King of the Khyber Rifles is a novel by British writer Talbot Mundy. Captain Athelstan King is a secret agent for the British Raj at the beginning of the First World War. Heavily influenced both by Mundy's own unsuccessful career in India and by his interest in theosophy, it describes King's adventures among the (mostly Muslim) tribes of the north with the mystical woman adventuress, princess Yasmini and the Turkish mullah Muhammed Anim. Like Greenmantle by John Buchan, also first published in 1916, it deals with the possibility that Turkey might try to stir Muslims into a jihad against the British Empire.

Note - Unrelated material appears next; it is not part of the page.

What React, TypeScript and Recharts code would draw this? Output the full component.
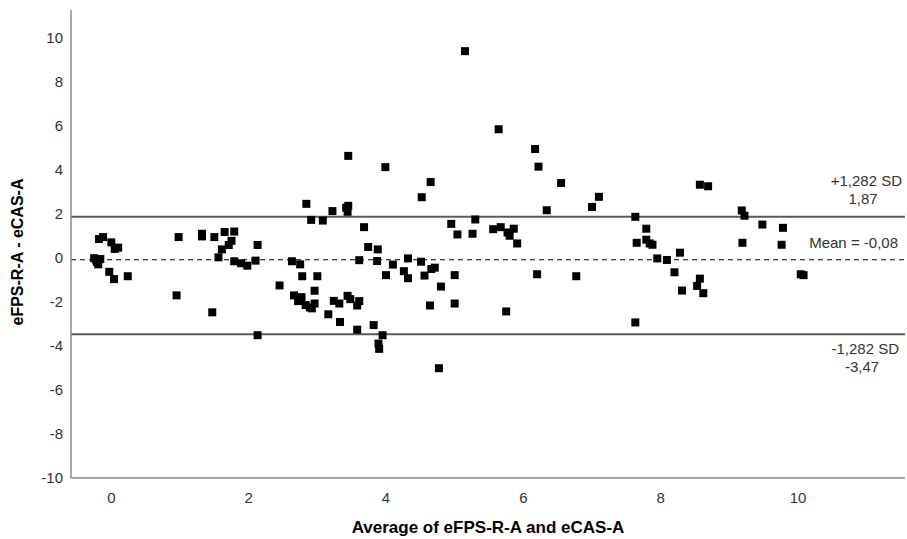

The Khyber Rifles was and is an actual regiment.

What was to be Mundy's third novel was originally serialised in Everybody's Magazine in nine parts from May 1916 illustrated by Joseph Clement Coll. It was published in book form in November 1916.

The book gave many characters and themes to the book The Peshawar Lancers, including the main character, Athelstane King.

== Adaptations ==
The first film adaptation was The Black Watch (UK title King of the Khyber Rifles), released in 1929 and starring Victor McLaglen and Myrna Loy. A second version, King of the Khyber Rifles (1953) featured Tyrone Power and Terry Moore. Apart from the title and the Khyber Pass setting, it has little in common with Mundy's novel. A third adaptation, to have been adapted by Philip Kaufman and released by TriStar Pictures was planned but never made.

A Classics Illustrated comic book of Mundy's book was printed in 1953, No. 107.